Izzy explains, “I was writing journals because I suffered from really bad mental health issues as a young teenager and I was told that it would help with sleeping and coping with stuff. The journal evolved and got exciting, songs and poems kind of came out of it and it evolved into my music.”

After four years perfecting their craft on the DIY scene, the Brighton band have finally allowed us to delve into their honey-pot of a debut and the record acts as an ode to the scribblings in Izzy’s diary. Album opener ‘I Only Hurt The Ones I Love’ “summarises all of our naughty, mischievous, badly behaved, debauchery that we feel we’re all about”, while Izzy’s “favourite track” ‘Blue Romance’ “is a kind of a Palm Springs, romantic, fucked up love song.” Intrigued much?

Blending the likes of pop, shoegaze and disco, Black Honey’s album hit the shelves towards the end of September.

“It’s an eclectic mix of genre influences but it’s also underpinned with Black Honey DNA”

summarises fierce front-woman Izzy. “There’s some really mad stuff on it; we got a symphony orchestra on, guitar ballads and it’s up and down and changing just like my brain.”
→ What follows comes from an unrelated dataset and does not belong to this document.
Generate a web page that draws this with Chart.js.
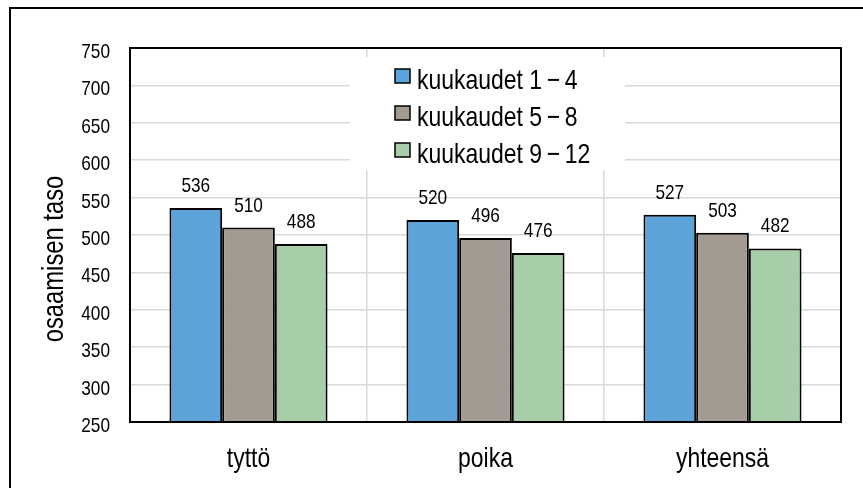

Chaotic yet melodic Izzy’s music is a delightful symptom of her disposition. “If I had it [ADHD] or not I feel I’m a very creative person. I do know that my brain is wired differently to a normal person, I see things in a backwards way but in a way where it works for me. I wouldn’t change myself, I would go through all of the challenges I’ve had growing up again to have the mind that I have, as my mind is a powerful and very valuable asset.”

With a brain brimming full of ideas, Izzy and co have found it hard to shortlist their constantly evolving catalogue into a 12-strong album. “We could have put out a debut album like 4 times over now as we’ve got so many songs and I’ve just always thought I’ve got more to say.”
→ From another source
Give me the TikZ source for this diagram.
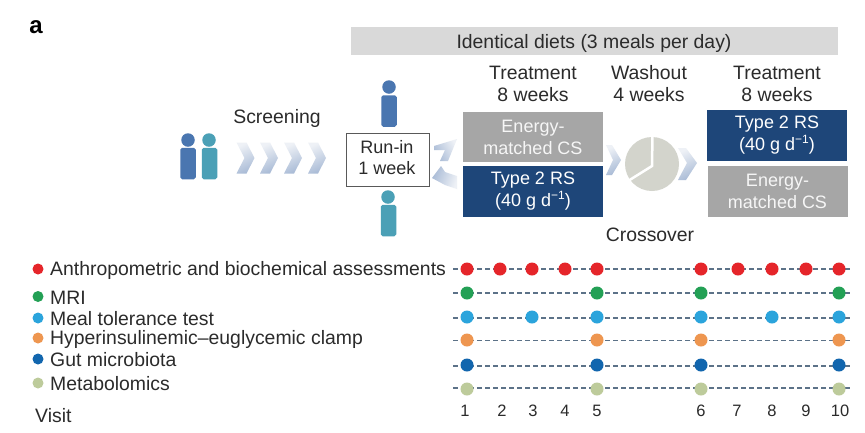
\documentclass[tikz,border=0pt]{standalone}
\usepackage{fontspec}
\setmainfont{Liberation Sans}
\definecolor{inkc}{HTML}{2B2B2B}
\definecolor{barc}{HTML}{D9D9D9}
\definecolor{navyc}{HTML}{1E4679}
\definecolor{grayc}{HTML}{A6A6A6}
\definecolor{bluep}{HTML}{4A76B0}
\definecolor{tealp}{HTML}{4BA0B6}
\definecolor{piec}{HTML}{D3D4CC}
\definecolor{dashc}{HTML}{5C7288}
\definecolor{redc}{HTML}{E5252A}
\definecolor{greenc}{HTML}{23A055}
\definecolor{skyc}{HTML}{2BA4DC}
\definecolor{orangec}{HTML}{EE9650}
\definecolor{deepc}{HTML}{1266AE}
\definecolor{sagec}{HTML}{BDCB9B}
\definecolor{chevlo}{HTML}{A9BBD6}
\definecolor{chevhi}{HTML}{EEF1F6}
\tikzset{
 txt/.style={font=\fontsize{19.4}{22}\selectfont,text=inkc,inner sep=0pt},
 ctr/.style={txt,align=center},
 lft/.style={txt,anchor=west},
 panel/.style={minimum width=140pt,minimum height=50.5pt,inner sep=0pt,align=center,text=white,font=\fontsize{18}{22}\selectfont},
 cs/.style={panel,fill=grayc,text=white!90!grayc},
 rs/.style={panel,fill=navyc},
 head/.style={circle,minimum size=13.5pt,inner sep=0pt,fill=#1},
 body/.style={rounded corners=1.8pt,minimum width=15.5pt,minimum height=31.5pt,inner sep=0pt,fill=#1},
 chev/.style={top color=chevhi,bottom color=chevlo,draw=none,shading angle=25},
 dot/.style={circle,minimum size=13pt,inner sep=0pt,fill=#1},
 ldot/.style={circle,minimum size=11pt,inner sep=0pt,fill=#1},
 track/.style={dashc,line width=1.4pt,dash pattern=on 5pt off 3pt},
 num/.style={txt,font=\fontsize{16.5}{18}\selectfont}
}
\newcommand{\chevat}[2]{\path[chev] (#1-9,#2-15.5) -- (#1+1,#2-15.5) -- (#1+9,#2) -- (#1+1,#2+15.5) -- (#1-9,#2+15.5) -- (#1-1,#2) -- cycle;}
\newcommand{\perday}{(40 g d\smash{\raisebox{7pt}{\fontsize{12}{12}\selectfont −1}})}
\begin{document}
\begin{tikzpicture}[x=1pt,y=-1pt]
\useasboundingbox (0,0) rectangle (865,432);
\fill[white] (0,0) rectangle (865,432);
\node[font=\fontsize{24}{26}\bfseries\selectfont,text=black,inner sep=0pt] (lbl) at (36,27.5) {a};
\node[fill=barc,minimum width=487pt,minimum height=28pt,inner sep=0pt] (diets) at (594.5,41) {};
\node[ctr] (dietst) at (594,43) {Identical diets (3 meals per day)};
\node[ctr] (t1a) at (533,73) {Treatment};
\node[ctr] (t1b) at (533,95) {8 weeks};
\node[ctr] (w1a) at (649,73) {Washout};
\node[ctr] (w1b) at (649,95) {4 weeks};
\node[ctr] (t2a) at (777,73) {Treatment};
\node[ctr] (t2b) at (777,95) {8 weeks};
\node[ctr] (scr) at (277,118) {Screening};
\node[ctr] (cross) at (650,235) {Crossover};
% people
\node[head=bluep] (h1) at (188,140) {};
\node[body=bluep] (b1) at (188,163.5) {};
\node[head=tealp] (h2) at (209,140) {};
\node[body=tealp] (b2) at (209.5,163.5) {};
\node[head=bluep] (h3) at (389,87) {};
\node[body=bluep] (b3) at (389,111) {};
\node[head=tealp] (h4) at (388,197) {};
\node[body=tealp] (b4) at (388.5,220.5) {};
% chevrons
\chevat{245.5}{158}
\chevat{269}{158}
\chevat{293}{158}
\chevat{317}{158}
% run-in
\node[draw=black!65,line width=.8pt,fill=white,minimum width=83pt,minimum height=53pt,inner sep=0pt] (runin) at (387.5,159.5) {};
\node[ctr,font=\fontsize{18}{21.5}\selectfont] (runint) at (387,157.5) {Run-in\\1 week};
% branch arrows
\path[top color=chevhi,bottom color=chevlo,shading angle=300] (434,146) -- (457,139) -- (448,161) -- (440,161) -- (445,150) -- (434,150) -- cycle;
\path[top color=chevlo,bottom color=chevhi,shading angle=70] (432,178) -- (441,166) -- (445,172) -- (457,176) -- (457,189) -- (445,185) -- cycle;
% panels
\node[cs] (cs1) at (533,137) {Energy-\\matched CS};
\node[rs] (rs1) at (533,191.5) {Type 2 RS\\\perday};
\node[rs] (rs2) at (777,135.5) {Type 2 RS\\\perday};
\node[cs] (cs2) at (777.5,191.5) {Energy-\\matched CS};
% washout
\path[chev] (606,145) -- (612,145) -- (621,160) -- (612,175) -- (606,175) -- (613,160) -- cycle;
\path[chev] (678,148) -- (686,148) -- (697,163) -- (686,180) -- (678,180) -- (687,163) -- cycle;
\coordinate (pc) at (652,166);
\fill[piec] (652,164) circle (27);
\draw[white,line width=2.5pt] (652.5,135) -- (pc) -- (628,181);
% legend
\foreach \n/\c/\y/\t in {a/redc/269/Anthropometric and biochemical assessments,b/greenc/296.5/MRI,c/skyc/318/Meal tolerance test,d/orangec/338/Hyperinsulinemic–euglycemic clamp,e/deepc/359/Gut microbiota,f/sagec/383/Metabolomics}{
 \node[ldot=\c] (L\n) at (38,\y) {};
 \node[lft] (T\n) at (50,\y+1) {\t};
}
\node[lft] (visit) at (35,415.5) {Visit};
% tracks
\foreach \n/\y in {a/269,b/293,c/318,d/340.5,e/366,f/388}{
 \coordinate (s\n) at (453,\y);
 \coordinate (e\n) at (850,\y);
 \draw[track] (s\n) -- (e\n);
}
\foreach \x/\k in {467/1,500/2,532/3,565/4,597/5,701/6,738/7,772/8,806/9,839/10}
 \node[dot=redc] (ra\k) at (\x,269) {};
\foreach \x/\k in {467/1,597/5,701/6,839/10}{
 \node[dot=greenc] (rb\k) at (\x,293) {};
 \node[dot=orangec] (rd\k) at (\x,340) {};
 \node[dot=deepc] (re\k) at (\x,365) {};
 \node[dot=sagec] (rf\k) at (\x,389) {};
}
\foreach \x/\k in {467/1,532/3,597/5,701/6,772/8,839/10}
 \node[dot=skyc] (rc\k) at (\x,317) {};
\foreach \x/\k in {465/1,502/2,533/3,565/4,597/5,701/6,737/7,772/8,806/9,840/10}
 \node[num] (n\k) at (\x,411) {\k};
\end{tikzpicture}
\end{document}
With the exception of three tracks – 2016’s ‘Hello, Today’, 2017’s ‘Dig’ and 2018’s ‘Bad Friends’ – the album is made up of entirely new music with nine brand new songs on offer. “I get really bored by bands putting out records with songs I already know and what I expected them to release when they haven’t offered any fundamental change or solution in their sound or ideas. I just felt like I had so much to give, so something kind of happened after the Royal Blood tour and I thought now is the right time.”
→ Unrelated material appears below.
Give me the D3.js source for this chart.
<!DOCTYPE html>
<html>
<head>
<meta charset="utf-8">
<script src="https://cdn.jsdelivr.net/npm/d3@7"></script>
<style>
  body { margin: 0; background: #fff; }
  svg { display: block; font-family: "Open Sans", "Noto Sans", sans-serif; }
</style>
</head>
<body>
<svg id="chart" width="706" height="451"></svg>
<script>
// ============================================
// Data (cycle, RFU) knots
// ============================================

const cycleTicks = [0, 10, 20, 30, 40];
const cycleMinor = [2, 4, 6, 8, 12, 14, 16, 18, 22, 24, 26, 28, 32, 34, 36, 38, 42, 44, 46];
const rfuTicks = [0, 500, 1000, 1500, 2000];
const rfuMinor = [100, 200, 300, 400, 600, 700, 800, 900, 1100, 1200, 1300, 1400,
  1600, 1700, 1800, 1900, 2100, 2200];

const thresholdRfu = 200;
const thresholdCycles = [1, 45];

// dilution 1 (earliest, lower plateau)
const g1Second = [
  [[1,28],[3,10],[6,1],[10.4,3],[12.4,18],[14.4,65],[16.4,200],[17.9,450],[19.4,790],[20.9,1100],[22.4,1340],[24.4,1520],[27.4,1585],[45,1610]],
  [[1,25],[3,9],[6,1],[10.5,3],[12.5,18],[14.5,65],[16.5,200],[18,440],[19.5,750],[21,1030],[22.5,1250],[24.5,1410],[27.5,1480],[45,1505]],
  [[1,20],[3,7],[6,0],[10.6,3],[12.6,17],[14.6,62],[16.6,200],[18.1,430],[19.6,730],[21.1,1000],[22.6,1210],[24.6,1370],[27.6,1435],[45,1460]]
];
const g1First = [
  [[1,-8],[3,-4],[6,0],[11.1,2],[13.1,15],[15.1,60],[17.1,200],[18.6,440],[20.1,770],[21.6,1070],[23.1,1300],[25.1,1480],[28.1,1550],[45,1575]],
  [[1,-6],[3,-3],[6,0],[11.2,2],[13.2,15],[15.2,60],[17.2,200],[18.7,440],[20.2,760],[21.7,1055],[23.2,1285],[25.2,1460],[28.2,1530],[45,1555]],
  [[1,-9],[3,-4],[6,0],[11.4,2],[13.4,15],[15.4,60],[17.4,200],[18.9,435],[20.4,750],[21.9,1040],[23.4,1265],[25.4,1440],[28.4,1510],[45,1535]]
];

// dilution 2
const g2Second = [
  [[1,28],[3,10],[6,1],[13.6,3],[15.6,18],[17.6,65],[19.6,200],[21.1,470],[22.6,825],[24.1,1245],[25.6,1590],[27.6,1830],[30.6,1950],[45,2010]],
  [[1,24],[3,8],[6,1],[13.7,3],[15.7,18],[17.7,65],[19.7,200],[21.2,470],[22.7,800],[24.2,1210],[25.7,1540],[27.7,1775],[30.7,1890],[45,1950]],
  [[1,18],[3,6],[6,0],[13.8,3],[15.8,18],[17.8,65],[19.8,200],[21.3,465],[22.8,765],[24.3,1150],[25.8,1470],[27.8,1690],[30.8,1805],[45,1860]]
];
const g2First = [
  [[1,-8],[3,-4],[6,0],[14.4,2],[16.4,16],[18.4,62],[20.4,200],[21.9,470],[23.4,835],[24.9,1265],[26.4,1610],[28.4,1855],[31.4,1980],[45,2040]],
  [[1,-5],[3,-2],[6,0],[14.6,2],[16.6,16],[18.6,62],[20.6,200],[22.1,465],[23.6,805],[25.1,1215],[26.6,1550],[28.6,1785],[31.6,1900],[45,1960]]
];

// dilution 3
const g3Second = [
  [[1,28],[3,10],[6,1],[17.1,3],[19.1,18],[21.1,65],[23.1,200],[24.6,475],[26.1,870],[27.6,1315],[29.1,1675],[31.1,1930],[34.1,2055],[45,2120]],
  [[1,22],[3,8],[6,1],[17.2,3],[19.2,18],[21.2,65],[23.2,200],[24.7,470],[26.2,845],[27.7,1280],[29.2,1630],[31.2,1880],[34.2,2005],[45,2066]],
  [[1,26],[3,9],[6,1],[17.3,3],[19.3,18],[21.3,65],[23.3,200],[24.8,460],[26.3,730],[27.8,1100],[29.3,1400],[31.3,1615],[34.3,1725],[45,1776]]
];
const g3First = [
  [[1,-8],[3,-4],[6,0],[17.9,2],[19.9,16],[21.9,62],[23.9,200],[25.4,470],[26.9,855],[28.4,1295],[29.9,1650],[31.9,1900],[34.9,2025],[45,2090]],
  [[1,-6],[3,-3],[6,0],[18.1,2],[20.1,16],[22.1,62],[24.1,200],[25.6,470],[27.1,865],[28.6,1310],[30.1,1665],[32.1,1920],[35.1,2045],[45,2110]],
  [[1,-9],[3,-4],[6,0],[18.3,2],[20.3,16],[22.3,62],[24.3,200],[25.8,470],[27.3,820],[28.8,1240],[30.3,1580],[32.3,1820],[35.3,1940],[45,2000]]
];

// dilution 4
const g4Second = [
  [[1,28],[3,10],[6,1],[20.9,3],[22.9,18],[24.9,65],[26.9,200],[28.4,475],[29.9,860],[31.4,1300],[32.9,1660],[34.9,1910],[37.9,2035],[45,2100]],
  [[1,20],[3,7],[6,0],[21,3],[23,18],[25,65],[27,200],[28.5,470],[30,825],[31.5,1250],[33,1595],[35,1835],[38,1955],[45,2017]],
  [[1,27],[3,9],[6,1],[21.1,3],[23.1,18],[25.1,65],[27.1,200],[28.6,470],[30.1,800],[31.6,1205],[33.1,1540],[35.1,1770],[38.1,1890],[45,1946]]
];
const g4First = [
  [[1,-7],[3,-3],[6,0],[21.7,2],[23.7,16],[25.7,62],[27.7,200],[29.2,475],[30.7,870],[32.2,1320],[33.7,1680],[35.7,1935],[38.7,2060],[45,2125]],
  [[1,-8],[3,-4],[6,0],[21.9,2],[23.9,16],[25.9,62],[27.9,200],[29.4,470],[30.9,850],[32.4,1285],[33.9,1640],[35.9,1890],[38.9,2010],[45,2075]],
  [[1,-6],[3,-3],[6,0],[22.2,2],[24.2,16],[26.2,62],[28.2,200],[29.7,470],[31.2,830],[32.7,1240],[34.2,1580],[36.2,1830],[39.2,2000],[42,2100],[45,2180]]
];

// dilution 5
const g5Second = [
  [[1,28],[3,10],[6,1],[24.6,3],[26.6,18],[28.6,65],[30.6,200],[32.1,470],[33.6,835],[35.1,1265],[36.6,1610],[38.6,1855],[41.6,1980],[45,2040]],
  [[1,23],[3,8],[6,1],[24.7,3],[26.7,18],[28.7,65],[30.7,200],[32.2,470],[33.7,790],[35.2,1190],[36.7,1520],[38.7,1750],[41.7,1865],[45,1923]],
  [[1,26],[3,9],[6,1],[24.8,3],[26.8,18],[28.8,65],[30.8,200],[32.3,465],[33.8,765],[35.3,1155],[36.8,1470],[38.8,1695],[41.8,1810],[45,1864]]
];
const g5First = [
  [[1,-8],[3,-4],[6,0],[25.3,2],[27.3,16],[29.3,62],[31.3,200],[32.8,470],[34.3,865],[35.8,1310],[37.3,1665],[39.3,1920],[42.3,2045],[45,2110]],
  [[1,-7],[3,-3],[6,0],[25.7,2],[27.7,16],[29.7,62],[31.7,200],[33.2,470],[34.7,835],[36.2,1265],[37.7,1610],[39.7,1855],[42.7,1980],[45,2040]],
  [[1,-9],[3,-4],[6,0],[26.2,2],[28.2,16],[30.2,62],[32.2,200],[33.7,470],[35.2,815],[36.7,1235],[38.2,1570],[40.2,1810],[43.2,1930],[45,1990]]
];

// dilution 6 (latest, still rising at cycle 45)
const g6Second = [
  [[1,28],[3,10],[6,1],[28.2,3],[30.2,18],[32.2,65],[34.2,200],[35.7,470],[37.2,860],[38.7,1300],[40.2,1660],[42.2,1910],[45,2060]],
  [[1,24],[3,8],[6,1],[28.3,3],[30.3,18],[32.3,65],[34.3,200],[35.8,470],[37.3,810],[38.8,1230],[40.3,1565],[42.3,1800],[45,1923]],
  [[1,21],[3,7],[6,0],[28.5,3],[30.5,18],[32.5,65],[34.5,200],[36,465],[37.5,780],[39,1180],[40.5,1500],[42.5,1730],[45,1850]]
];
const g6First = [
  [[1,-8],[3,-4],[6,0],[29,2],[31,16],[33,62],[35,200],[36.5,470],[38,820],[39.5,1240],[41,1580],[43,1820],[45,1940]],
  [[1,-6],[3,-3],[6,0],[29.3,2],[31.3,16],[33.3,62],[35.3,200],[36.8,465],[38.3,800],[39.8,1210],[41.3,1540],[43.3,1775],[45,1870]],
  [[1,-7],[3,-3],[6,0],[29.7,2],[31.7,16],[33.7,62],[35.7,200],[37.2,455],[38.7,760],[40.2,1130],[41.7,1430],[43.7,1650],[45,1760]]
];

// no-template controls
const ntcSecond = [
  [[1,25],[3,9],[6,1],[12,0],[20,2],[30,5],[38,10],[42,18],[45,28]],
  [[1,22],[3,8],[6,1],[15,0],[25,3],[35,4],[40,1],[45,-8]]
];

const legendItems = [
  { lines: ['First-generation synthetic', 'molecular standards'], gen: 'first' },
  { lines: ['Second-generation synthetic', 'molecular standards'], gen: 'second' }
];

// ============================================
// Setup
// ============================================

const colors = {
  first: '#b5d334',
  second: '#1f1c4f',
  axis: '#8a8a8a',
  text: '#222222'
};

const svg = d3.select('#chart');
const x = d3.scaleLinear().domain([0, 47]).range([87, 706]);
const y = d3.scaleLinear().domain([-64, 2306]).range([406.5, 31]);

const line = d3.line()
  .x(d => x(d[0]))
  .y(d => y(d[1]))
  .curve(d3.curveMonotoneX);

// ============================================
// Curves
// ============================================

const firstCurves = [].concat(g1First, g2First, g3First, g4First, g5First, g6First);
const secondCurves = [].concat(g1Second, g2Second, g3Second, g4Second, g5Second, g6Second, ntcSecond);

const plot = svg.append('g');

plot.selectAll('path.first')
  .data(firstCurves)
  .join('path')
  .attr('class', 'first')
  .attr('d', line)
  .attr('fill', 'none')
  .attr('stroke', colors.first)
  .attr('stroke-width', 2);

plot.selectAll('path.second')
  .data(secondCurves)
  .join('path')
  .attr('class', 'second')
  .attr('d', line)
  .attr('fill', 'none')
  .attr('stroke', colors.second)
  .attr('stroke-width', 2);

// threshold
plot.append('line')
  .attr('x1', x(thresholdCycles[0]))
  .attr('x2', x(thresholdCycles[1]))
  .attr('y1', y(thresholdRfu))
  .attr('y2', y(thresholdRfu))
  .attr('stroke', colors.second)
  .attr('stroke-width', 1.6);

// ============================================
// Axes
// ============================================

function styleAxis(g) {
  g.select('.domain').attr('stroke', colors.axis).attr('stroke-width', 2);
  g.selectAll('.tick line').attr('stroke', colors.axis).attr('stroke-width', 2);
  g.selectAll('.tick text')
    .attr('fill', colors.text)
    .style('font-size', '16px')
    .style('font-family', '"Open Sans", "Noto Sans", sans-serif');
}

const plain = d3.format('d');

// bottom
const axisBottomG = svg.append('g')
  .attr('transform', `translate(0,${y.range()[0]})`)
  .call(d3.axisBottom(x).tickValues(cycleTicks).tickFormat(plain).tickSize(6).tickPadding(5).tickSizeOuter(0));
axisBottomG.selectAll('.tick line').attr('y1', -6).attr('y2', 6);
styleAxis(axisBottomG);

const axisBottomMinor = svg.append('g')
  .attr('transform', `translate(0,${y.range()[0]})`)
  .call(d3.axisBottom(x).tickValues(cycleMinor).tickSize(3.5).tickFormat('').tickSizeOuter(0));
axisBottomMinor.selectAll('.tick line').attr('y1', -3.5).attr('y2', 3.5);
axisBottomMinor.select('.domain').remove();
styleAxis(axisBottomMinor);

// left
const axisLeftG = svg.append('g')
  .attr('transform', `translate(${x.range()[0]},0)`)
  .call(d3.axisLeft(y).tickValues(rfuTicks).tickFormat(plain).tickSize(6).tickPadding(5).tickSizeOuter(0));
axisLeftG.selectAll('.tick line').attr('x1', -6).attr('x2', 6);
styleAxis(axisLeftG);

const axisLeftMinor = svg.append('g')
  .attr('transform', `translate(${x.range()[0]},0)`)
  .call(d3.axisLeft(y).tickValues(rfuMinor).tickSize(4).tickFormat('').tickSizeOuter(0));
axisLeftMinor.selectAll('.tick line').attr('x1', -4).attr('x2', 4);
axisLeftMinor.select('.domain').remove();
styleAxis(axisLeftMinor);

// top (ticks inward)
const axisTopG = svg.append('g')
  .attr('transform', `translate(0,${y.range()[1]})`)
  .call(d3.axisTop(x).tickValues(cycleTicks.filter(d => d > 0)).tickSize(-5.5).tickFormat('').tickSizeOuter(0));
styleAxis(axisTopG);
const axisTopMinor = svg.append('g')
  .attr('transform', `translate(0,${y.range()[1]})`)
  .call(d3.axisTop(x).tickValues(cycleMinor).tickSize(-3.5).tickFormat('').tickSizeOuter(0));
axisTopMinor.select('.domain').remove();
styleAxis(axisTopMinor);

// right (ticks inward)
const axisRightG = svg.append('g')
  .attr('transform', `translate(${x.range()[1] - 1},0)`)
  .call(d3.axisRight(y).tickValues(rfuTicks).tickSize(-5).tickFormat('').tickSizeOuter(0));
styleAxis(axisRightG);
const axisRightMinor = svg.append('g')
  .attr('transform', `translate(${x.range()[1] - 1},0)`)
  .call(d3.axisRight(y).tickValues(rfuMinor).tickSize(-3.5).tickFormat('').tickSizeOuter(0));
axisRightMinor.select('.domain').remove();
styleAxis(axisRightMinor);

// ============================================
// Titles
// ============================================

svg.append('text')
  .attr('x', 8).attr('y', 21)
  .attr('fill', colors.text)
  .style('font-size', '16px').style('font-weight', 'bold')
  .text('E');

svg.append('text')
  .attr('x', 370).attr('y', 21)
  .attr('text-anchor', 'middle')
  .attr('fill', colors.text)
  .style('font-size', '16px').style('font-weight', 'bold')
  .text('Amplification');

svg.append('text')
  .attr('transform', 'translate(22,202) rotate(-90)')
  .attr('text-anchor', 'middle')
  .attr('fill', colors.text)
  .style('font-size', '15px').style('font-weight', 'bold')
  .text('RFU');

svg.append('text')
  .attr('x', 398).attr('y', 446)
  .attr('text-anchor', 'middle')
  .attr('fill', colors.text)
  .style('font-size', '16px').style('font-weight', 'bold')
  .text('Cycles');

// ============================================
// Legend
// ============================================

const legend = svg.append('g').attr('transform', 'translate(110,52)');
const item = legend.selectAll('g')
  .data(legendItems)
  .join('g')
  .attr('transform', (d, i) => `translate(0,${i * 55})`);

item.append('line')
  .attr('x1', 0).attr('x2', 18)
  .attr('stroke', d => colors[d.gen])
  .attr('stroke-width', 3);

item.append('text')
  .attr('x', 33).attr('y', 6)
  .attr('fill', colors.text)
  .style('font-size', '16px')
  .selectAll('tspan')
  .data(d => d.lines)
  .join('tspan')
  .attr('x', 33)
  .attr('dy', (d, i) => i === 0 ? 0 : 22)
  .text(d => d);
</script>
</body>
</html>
Self-released, it’s clear that BH doesn’t want to relinquish their creative control and are happy to go it alone, without the backing of a label. “We had a few offers but nothing was nowhere near as inspiring as doing it ourselves and licensing it to people who we have found to be super passionate.”

“It’s not the story where every major label offered us a deal and we turned them all down to stay independent”

“it was more of a case that no one was passionate enough for it or for us. It didn’t feel like anyone had the astuteness, priority narrative that we wanted. There’s no way I’m going sign to a major label unless we are a priority artist because you are just going to fall down the track that most bands go down.”

From the wonderfully cinematic storytelling in their videos to their diverse range of merch, Black Honey do things their own way. “[I find the visual side of things] so easy, writing songs is really hard. Everyone is always like your art direction is really good and you make all these sick videos and I say – it’s writing the song that’s the hard bit.”

“The visuals and aesthetic are so easy because I see in my head when I’m writing a song. When I wrote ‘Midnight’ I had Saturday Night Fever in my head and I just thought I’m going to write a story around Saturday Night Fever.”

During a time of year when we’re all too happy to hibernate, it’s worth following the squalling guitars, vivid colours and cinematic vignettes on Black Honey’s “official biggest UK headline tour to date”.

“I won’t be giving a shit. I just want to lose it and let go. I just mainly want to be a weirdo on a stage that people can relate to. You can expect lots of songs from the new album, singing along, screaming, crowd surfing, badly behaved antics, drinking, partying and let’s all just get lost in ourselves.”

Catch Black Honey on the 21st October 2018 at Manchester Academy.